Fifteen former female employees of the Washington NFL team have come forward to detail the rampant sexual harassment they say they experienced from team executives. An exposé by the Washington Post includes harrowing accounts from the women, who say they were routinely subjected to belittling remarks and verbal abuse. The bombshell story also includes allegations of sexual harassment from two female beat reporters, both of whom accuse the same now-ex football personnel executive of propositioning them and making lewd remarks about their looks.
Rhiannon Walker, who covers the Washington club for The Athletic, and Nora Princiotti, who formerly covered the team for the Post, and now works for The Ringer, both say the organization’s former director of pro personnel, Alex Santos, sexually harassed them. Santos was fired last week, along with his assistant director of pro personnel, Richard Mann II, who’s also named in the story; six women allege they were sexually harassed by Santos. Longtime team play-by-play voice Larry Michael, who allegedly made frequent sexual comments about female employees and interns, abruptly retired last week as well. Washington has hired an outside attorney to review team protocols.

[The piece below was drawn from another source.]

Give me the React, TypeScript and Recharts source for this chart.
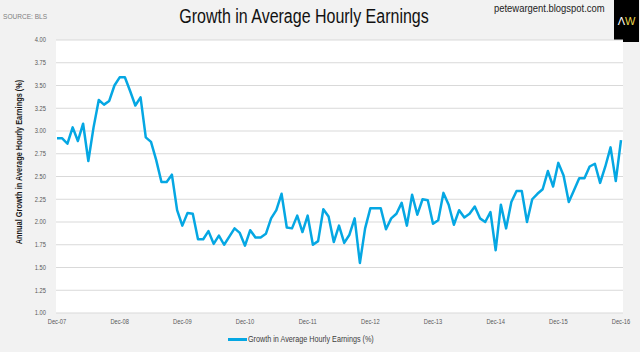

Walker says Santos first came onto her at the 2019 NFL Combine, approaching her at Prime 47, an Indianapolis steakhouse famous for hosting NFL reporters and personnel during the event. After showing Walker pictures of his wife and young daughter, she says Santos told her she had “worn the f—” out of her jeans the previous day, and asked whether she would date him if they were single.
Walker, who has a girlfriend, says she quickly denied his advances.
“I told him that I do have a girlfriend and he does have a wife, so we don’t need to play hypotheticals here,” she told the Post. “I was pretty blunt.”
Later in the evening, Walker says Santos pinched her hips, and continued flirting with her. The demeaning interaction prompted Walker to file a complaint with the team.
“It felt like pretty much the worst thing in the world,” she said. “He didn’t care. He thought it was funny.”
Princiotti also shared her stories about Santos making sexually explicit comments about her appearance, including his sophomoric nickname for her, “Prinicihotti.”
In a first-person essay for The Athletic, Walker says she opened up about her experiences with the hope her honesty can help others in similarly excruciating situations.
“I think my speaking out can help someone else,” she writes. “Ease the pain they’re going through. Give someone else the courage to speak up. Make someone think twice about doing this to someone else. I have to believe those things, because if not, what was the point of me enduring all of this? I have to genuinely believe some good will come of this situation.”